PhD, child & adolescent psychiatry (2017); BA, global public health (2011)
After university, I worked at the National Institute of Mental Health (NIMH), part of the US government research institute, the National Institutes of Health (NIH). After my PhD, I took up my postdoctoral fellowship at University College London (UCL) with a joint collaboration at Duke University in the US.
Postdoctoral research fellow at UCL
University College London
What topics do you work on?
I’m interested in typical and atypical development of the adolescent brain. Specifically, what social, environmental and genetic factors interact with our neurobiology to shape brain development. By investigating this question using structural and functional magnetic resonance imaging (MRI), I hope to understand why some individuals develop mental health problems while others are resilient. I’m also interested in emotion perception and how individual differences in the way adolescents perceive and interpret emotional expressions may be a risk factor for the development of mental health difficulties.
What methods do you use?
I use neuroimaging – structural MRI to investigate how brain anatomy may relate to the presence/absence of neurobiological risk factors for mental illness; functional MRI to investigate how different regions of the brain communicate with each other while an individual performs a certain task; computational modelling to understand fine-grained mechanisms underpinning individual differences in neural computations driving behaviour.

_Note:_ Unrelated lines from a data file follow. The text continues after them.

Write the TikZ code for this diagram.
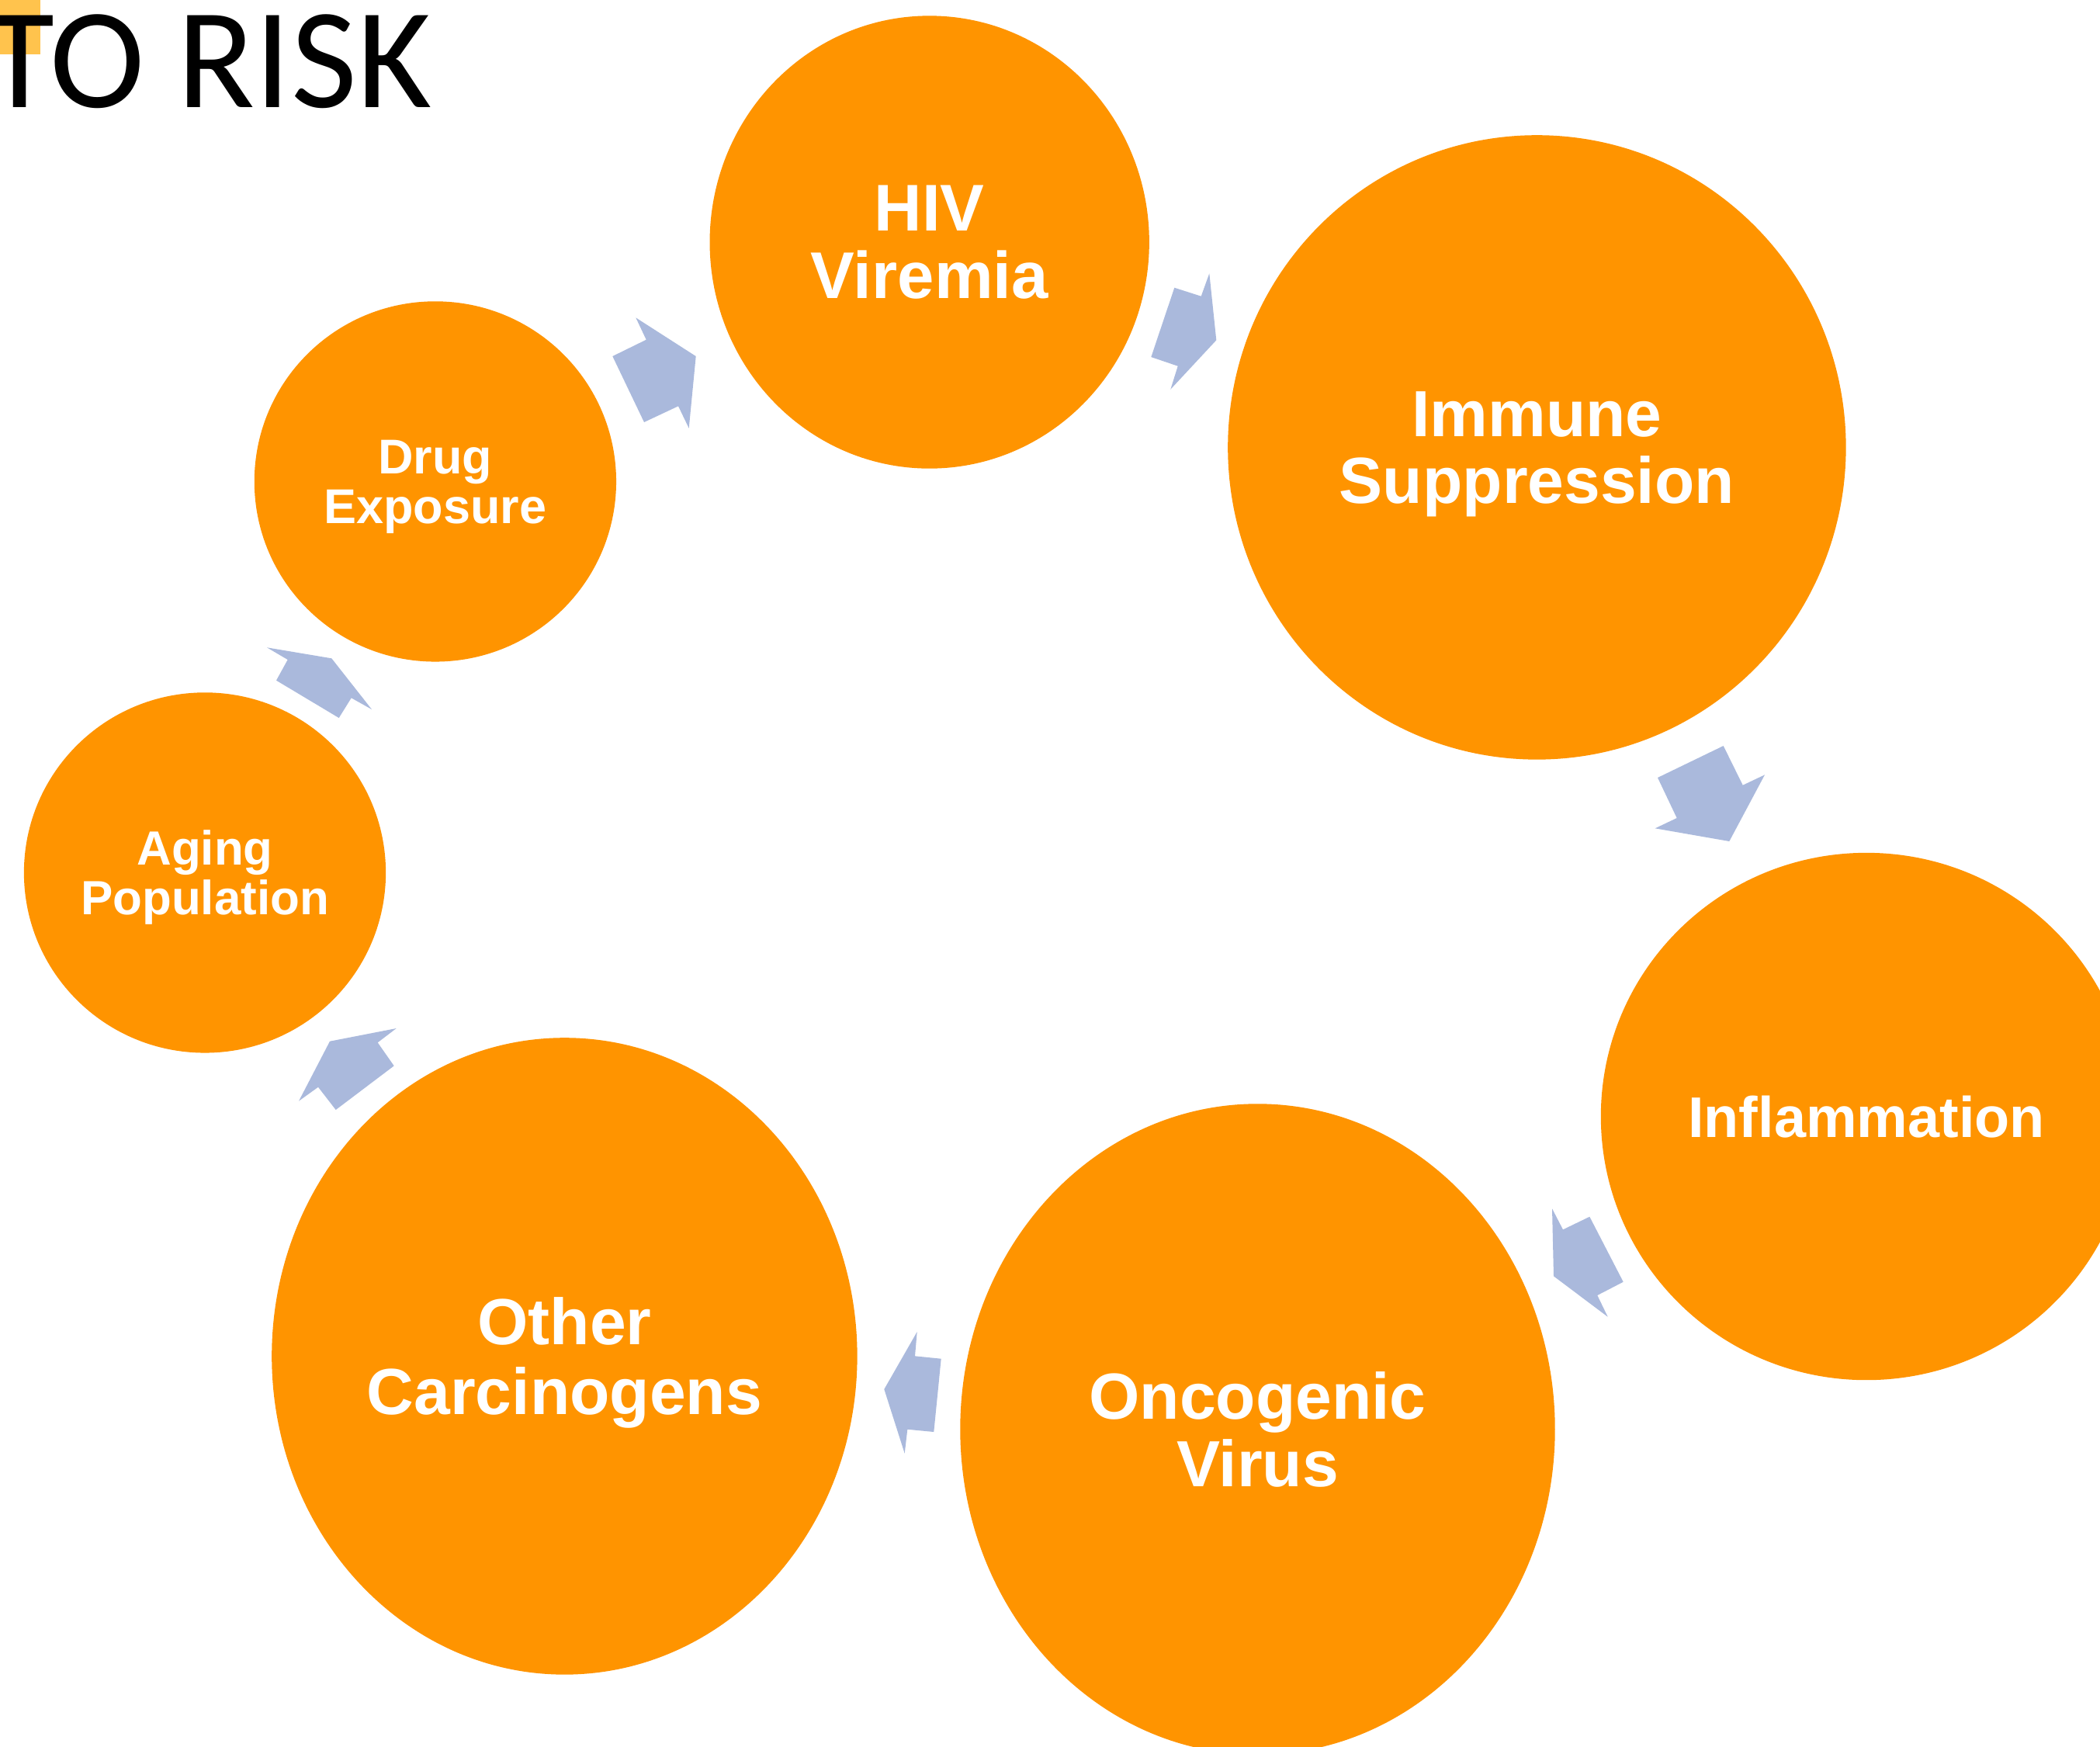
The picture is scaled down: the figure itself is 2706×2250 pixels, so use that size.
\documentclass[tikz,border=0pt]{standalone}
\usepackage{fontspec}
\setmainfont{Liberation Sans}
\newfontfamily\titlefont{Carlito}
\usetikzlibrary{shapes.geometric}

\definecolor{cycorange}{HTML}{FF9400}
\definecolor{cycarrow}{HTML}{AAB9DC}
\definecolor{tabyellow}{HTML}{FFC34D}

\tikzset{
  stage/.style={ellipse, fill=cycorange, draw=none, inner sep=0pt,
                text=white, align=center, text depth=0pt},
  flow/.style={fill=cycarrow, draw=none},
}

\begin{document}
\begin{tikzpicture}[x=0.01cm, y=-0.01cm]
  \useasboundingbox (0,0) rectangle (2706,2250);
  \clip (0,0) rectangle (2706,2250);

  % title fragment
  \fill[tabyellow] (0,0) rectangle (52,70);
  \node[anchor=base east, inner sep=0pt,
        font=\titlefont\fontsize{52.5pt}{58pt}\selectfont] (title)
        at (557,138) {TO RISK};

  % cycle stages
  \node[stage, minimum width=5.66cm, minimum height=5.83cm,
        font=\fontsize{24.2pt}{24.8pt}\selectfont\bfseries]
        (hiv) at (1197.7,312) {HIV\\Viremia};
  \node[stage, minimum width=7.96cm, minimum height=8.04cm,
        font=\fontsize{23.9pt}{24.6pt}\selectfont\bfseries]
        (immune) at (1980.4,576.4) {Immune\\Suppression};
  \node[stage, minimum width=6.84cm, minimum height=6.79cm,
        font=\fontsize{21pt}{24pt}\selectfont\bfseries]
        (inflam) at (2405,1438.5) {Inflammation};
  \node[stage, minimum width=7.66cm, minimum height=8.38cm,
        font=\fontsize{23.9pt}{24.6pt}\selectfont\bfseries]
        (onco) at (1620.5,1841.5) {Oncogenic\\Virus};
  \node[stage, minimum width=7.54cm, minimum height=8.2cm,
        font=\fontsize{23.9pt}{25.6pt}\selectfont\bfseries]
        (other) at (727.4,1747.4) {Other\\Carcinogens};
  \node[stage, minimum width=4.66cm, minimum height=4.64cm,
        font=\fontsize{17.6pt}{18.2pt}\selectfont\bfseries]
        (aging) at (264,1124.4) {Aging\\Population};
  \node[stage, minimum width=4.66cm, minimum height=4.64cm,
        font=\fontsize{17.9pt}{18.2pt}\selectfont\bfseries]
        (drug) at (560.9,620.4) {Drug\\Exposure};

  % block arrows between stages
  \fill[flow] (789.3,459) -- (832.7,437.7) -- (819.3,409.3) -- (896.7,459)
      -- (887.7,551.7) -- (874,523.3) -- (830,544) -- cycle;
  \fill[flow] (1513.3,370.7) -- (1547.7,381.7) -- (1558.3,352.3) -- (1567.3,438.3)
      -- (1508.3,501.7) -- (1517.7,471.7) -- (1483.3,460) -- cycle;
  \fill[flow] (2136,1002) -- (2220.7,961) -- (2245.7,1011.7) -- (2274,998.3)
      -- (2228.3,1084) -- (2132.7,1067.3) -- (2160.7,1054) -- cycle;
  \fill[flow] (2014,1584.3) -- (2048.3,1567.7) -- (2091.7,1651.7) -- (2058.3,1669)
      -- (2071.7,1696.7) -- (2002,1644.3) -- (2000,1557.3) -- cycle;
  \fill[flow] (1179,1747.3) -- (1212.7,1750.7) -- (1203.3,1845) -- (1169.3,1841.7)
      -- (1165.7,1872.7) -- (1139.3,1790) -- (1181.7,1716) -- cycle;
  \fill[flow] (486.7,1343.3) -- (507.7,1373.3) -- (432.7,1430) -- (410,1400.7)
      -- (385,1418.7) -- (425,1341.7) -- (510.7,1325) -- cycle;
  \fill[flow] (370.7,850) -- (356,876.7) -- (436.7,925) -- (452.7,899.3)
      -- (479,914) -- (427.3,848.3) -- (344,834.3) -- cycle;
\end{tikzpicture}
\end{document}
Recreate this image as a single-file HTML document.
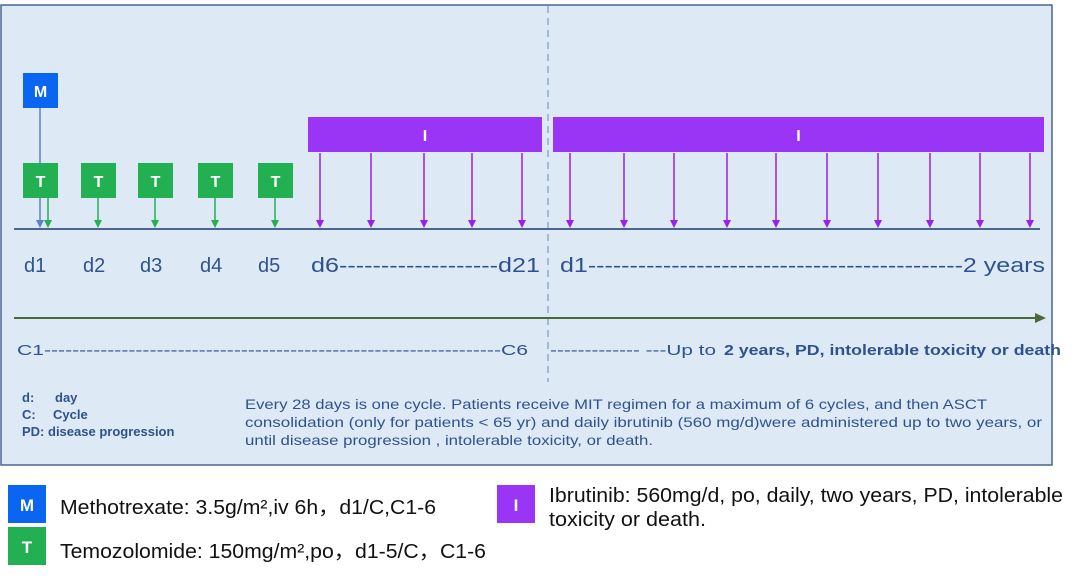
<!DOCTYPE html>
<html><head><meta charset="utf-8"><style>
body{margin:0;background:#fff;width:1080px;height:579px;overflow:hidden}
svg{display:block;font-family:"Liberation Sans",sans-serif}
</style></head><body>
<svg id="c" width="1080" height="579" viewBox="0 0 1080 579">
<rect x="1" y="5" width="1051" height="460" fill="#dde9f5" stroke="#4a6590" stroke-width="1.5"/>
<line x1="548" y1="6" x2="548" y2="382" stroke="#8fa9d0" stroke-width="1.5" stroke-dasharray="7,5"/>
<line x1="14" y1="229" x2="1040" y2="229" stroke="#4a6590" stroke-width="2"/>
<g id="marks"></g>
<g fill="#2f528f" font-size="20">
<text x="24" y="272">d1</text><text x="83" y="272">d2</text><text x="140" y="272">d3</text><text x="200" y="272">d4</text><text x="258" y="272">d5</text>
<text x="311" y="272" textLength="229" lengthAdjust="spacingAndGlyphs">d6-------------------d21</text>
<text x="560" y="272" textLength="485" lengthAdjust="spacingAndGlyphs">d1---------------------------------------------2 years</text>
</g>
<line x1="14" y1="318" x2="1036" y2="318" stroke="#4a6a3a" stroke-width="2"/>
<path d="M1046,318 L1035,313 L1035,323z" fill="#4a6a3a"/>
<g fill="#2f528f" font-size="15">
<text x="17" y="355" textLength="511" lengthAdjust="spacingAndGlyphs">C1-----------------------------------------------------------------C6</text>
<text x="550" y="355" textLength="166" lengthAdjust="spacingAndGlyphs">------------- ---Up to</text>
<text x="724" y="355" font-weight="bold" textLength="337" lengthAdjust="spacingAndGlyphs">2 years, PD, intolerable toxicity or death</text>
</g>
<g fill="#2f528f" font-size="13" font-weight="bold">
<text x="22" y="402">d:</text><text x="55" y="402">day</text>
<text x="22" y="419">C:</text><text x="53" y="419">Cycle</text>
<text x="22" y="436">PD:  disease progression</text>
</g>
<g fill="#2f528f" font-size="14">
<text x="245" y="409" textLength="742" lengthAdjust="spacingAndGlyphs">Every 28 days is one cycle. Patients receive MIT regimen for a maximum of 6 cycles, and then ASCT</text>
<text x="245" y="427" textLength="797" lengthAdjust="spacingAndGlyphs">consolidation (only for patients &lt; 65 yr) and daily ibrutinib (560 mg/d)were administered up to two years, or</text>
<text x="245" y="445" textLength="408" lengthAdjust="spacingAndGlyphs">until disease progression , intolerable toxicity, or death.</text>
</g>
<g>
<rect x="8" y="485" width="38" height="38" fill="#0a66f0"/><text x="27" y="511" fill="#fff" font-size="17" font-weight="bold" text-anchor="middle">M</text>
<text x="60" y="514" font-size="20" fill="#111" textLength="376" lengthAdjust="spacingAndGlyphs">Methotrexate: 3.5g/m²,iv 6h，d1/C,C1-6</text>
</g>
<g>
<rect x="8" y="527" width="38" height="38" fill="#22b052"/><text x="27" y="553" fill="#fff" font-size="17" font-weight="bold" text-anchor="middle">T</text>
<text x="60" y="558" font-size="20" fill="#111" textLength="426" lengthAdjust="spacingAndGlyphs">Temozolomide: 150mg/m²,po，d1-5/C，C1-6</text>
</g>
<g>
<rect x="497" y="485" width="38" height="38" fill="#9a35f5"/><text x="516" y="511" fill="#fff" font-size="17" font-weight="bold" text-anchor="middle">I</text>
<text x="549" y="502" font-size="20" fill="#111" textLength="514" lengthAdjust="spacingAndGlyphs">Ibrutinib: 560mg/d, po, daily, two years, PD, intolerable</text>
<text x="549" y="526" font-size="20" fill="#111" textLength="157" lengthAdjust="spacingAndGlyphs">toxicity or death.</text>
</g>
</svg>
<script>
const tBoxX=[40,98,155,215,275];
const tArrowX=[48,98,155,215,275];
const iArrows1=[320,371,424,472,522];
const iArrows2=[570,624,674,727,776,827,878,930,980,1030];
const iBars=[[308,542],[553,1044]];
const NS="http://www.w3.org/2000/svg";
const g=document.getElementById('marks');
function el(t,a){const e=document.createElementNS(NS,t);for(const k in a)e.setAttribute(k,a[k]);g.appendChild(e);return e;}
function arrow(x,y1,col){
  const l=el('line',{x1:x,y1:y1,x2:x,y2:222,stroke:col,'stroke-width':1.5});
  
  
  el('path',{d:`M${x-4},220 L${x+4},220 L${x},228z`,fill:col});
}
arrow(40,108,'#5b82c8');
const m=el('rect',{x:23,y:73,width:35,height:35,fill:'#0a66f0'});


el('text',{x:40.5,y:97,fill:'#fff','font-size':16,'font-weight':'bold','text-anchor':'middle'}).textContent='M';
tArrowX.forEach(x=>arrow(x,198,'#22b052'));
tBoxX.forEach(x=>{
  const r=el('rect',{x:x-17,y:163,width:35,height:35,fill:'#22b052'});
  
  
  el('text',{x:x+0.5,y:187,fill:'#fff','font-size':16,'font-weight':'bold','text-anchor':'middle'}).textContent='T';
});
iArrows1.concat(iArrows2).forEach(x=>arrow(x,153,'#9a1ef0'));
iBars.forEach(b=>{
  const r=el('rect',{x:b[0],y:117,width:b[1]-b[0],height:35,fill:'#9a35f5'});
  
  
  el('text',{x:(b[0]+b[1])/2,y:141,fill:'#fff','font-size':16,'font-weight':'bold','text-anchor':'middle'}).textContent='I';
});
</script>
</body></html>
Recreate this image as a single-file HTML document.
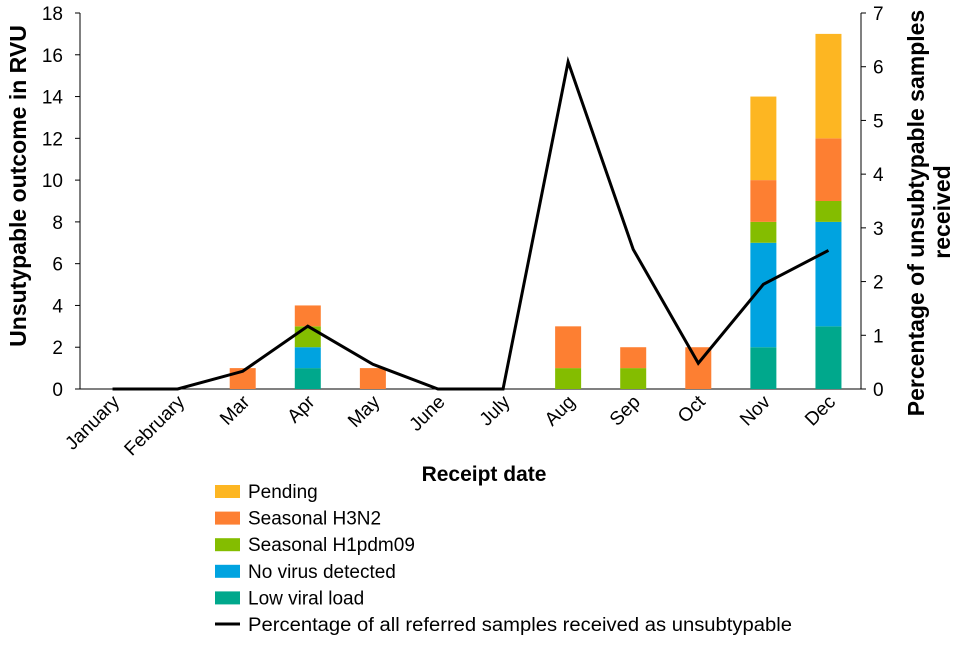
<!DOCTYPE html>
<html><head><meta charset="utf-8"><style>
body{margin:0;background:#fff;font-family:"Liberation Sans",Arial,sans-serif}
svg text{font-family:"Liberation Sans",Arial,sans-serif}
</style></head><body>
<svg id="chart" width="960" height="640"></svg>
<script>
const categories=["January","February","Mar","Apr","May","June","July","Aug","Sep","Oct","Nov","Dec"];
const lowViral=[0,0,0,1,0,0,0,0,0,0,2,3];
const noVirus=[0,0,0,1,0,0,0,0,0,0,5,5];
const h1=[0,0,0,1,0,0,0,1,1,0,1,1];
const h3=[0,0,1,1,1,0,0,2,1,2,2,3];
const pending=[0,0,0,0,0,0,0,0,0,0,4,5];
const pct=[0,0,0.33,1.17,0.46,0,0,6.09,2.6,0.48,1.95,2.58];
const leftTicks=[0,2,4,6,8,10,12,14,16,18];
const rightTicks=[0,1,2,3,4,5,6,7];
const seriesNames=["Pending","Seasonal H3N2","Seasonal H1pdm09","No virus detected","Low viral load"];

const NS="http://www.w3.org/2000/svg";
const svg=document.getElementById('chart');
function mk(t,a,p){const e=document.createElementNS(NS,t);for(const k in a)e.setAttribute(k,a[k]);(p||svg).appendChild(e);return e;}
const X0=80,X1=861,Y0=389,YT=13;
const bw=(X1-X0)/categories.length;
const xc=i=>X0+bw*(i+0.5);
const yL=v=>Y0-(Y0-YT)*v/18;
const yR=v=>Y0-(Y0-YT)*v/7;

let e;
e=mk('line',{x1:X0,y1:YT,x2:X0,y2:Y0,stroke:'#000','stroke-width':1});

e=mk('line',{x1:X1,y1:YT,x2:X1,y2:Y0,stroke:'#000','stroke-width':1});

e=mk('line',{x1:X0,y1:Y0,x2:X1,y2:Y0,stroke:'#000','stroke-width':1});

leftTicks.forEach(v=>{
  mk('line',{x1:X0-5,y1:yL(v),x2:X0,y2:yL(v),stroke:'#000'});
  e=mk('text',{x:X0-17,y:yL(v)+7,'text-anchor':'end','font-size':19});
  e.textContent=v;
  
});
rightTicks.forEach(v=>{
  mk('line',{x1:X1,y1:yR(v),x2:X1+5,y2:yR(v),stroke:'#000'});
  e=mk('text',{x:X1+12,y:yR(v)+7,'text-anchor':'start','font-size':19});
  e.textContent=v;
  
});
categories.forEach((c,i)=>{
  const ax=xc(i)+8, ay=Y0+14;
  e=mk('text',{x:ax,y:ay,'text-anchor':'end','font-size':19,transform:`rotate(-45 ${ax} ${ay})`});
  e.textContent=c;
  
});
const stack=[[lowViral,'#00A88C'],[noVirus,'#00A3E0'],[h1,'#84BD00'],[h3,'#FD7F32'],[pending,'#FDB622']];
const names=['low-viral-load','no-virus','h1pdm09','h3n2','pending'];
categories.forEach((c,i)=>{
  let base=0;
  stack.forEach(([arr,col],k)=>{
    const v=arr[i]; if(!v)return;
    e=mk('rect',{x:xc(i)-13,y:yL(base+v),width:26,height:yL(base)-yL(base+v),fill:col});
    
    base+=v;
  });
});
e=mk('polyline',{points:pct.map((v,i)=>xc(i)+','+yR(v)).join(' '),fill:'none',stroke:'#000','stroke-width':3,'stroke-linejoin':'miter'});

e=mk('text',{x:26,y:186,'text-anchor':'middle','font-size':23,'font-weight':'bold',transform:'rotate(-90 26 186)'});
e.textContent='Unsutypable outcome in RVU';

e=mk('text',{x:924,y:213,'text-anchor':'middle','font-size':23,'font-weight':'bold',transform:'rotate(-90 924 213)'});
e.textContent='Percentage  of unsubtypable samples';

e=mk('text',{x:950,y:212,'text-anchor':'middle','font-size':23,'font-weight':'bold',transform:'rotate(-90 950 212)'});
e.textContent='received';

e=mk('text',{x:484,y:481,'text-anchor':'middle','font-size':21,'font-weight':'bold'});
e.textContent='Receipt date';

const legCols=['#FDB622','#FD7F32','#84BD00','#00A3E0','#00A88C'];
seriesNames.forEach((n,k)=>{
  const y=491+k*26.6;
  e=mk('rect',{x:215,y:y-6,width:25,height:13,fill:legCols[k]});
  
  e=mk('text',{x:248,y:y+7,'font-size':19});
  e.textContent=n;
  
});
e=mk('line',{x1:215,y1:624,x2:240,y2:624,stroke:'#000','stroke-width':3});

e=mk('text',{x:248,y:631,'font-size':19,textLength:544,lengthAdjust:'spacingAndGlyphs'});
e.textContent='Percentage of all referred samples received as unsubtypable';

</script>
</body></html>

Who was your favourite teacher?
It’s hard to pick just one! I have very fond memories of my high school history teacher, as well as junior year high school biology classes that were my first real foray into what it means to be a scientist.
Me and my work
I am a Wellcome Trust post-doctoral fellow in the Developmental Risk and Resilience Unit at University College London
A typical day involves reading scientific articles, writing and editing articles of my own, data collection in schools and universities, and data analysis (lots of screen time!). I also meet with MSc and undergraduate students to discuss ongoing projects.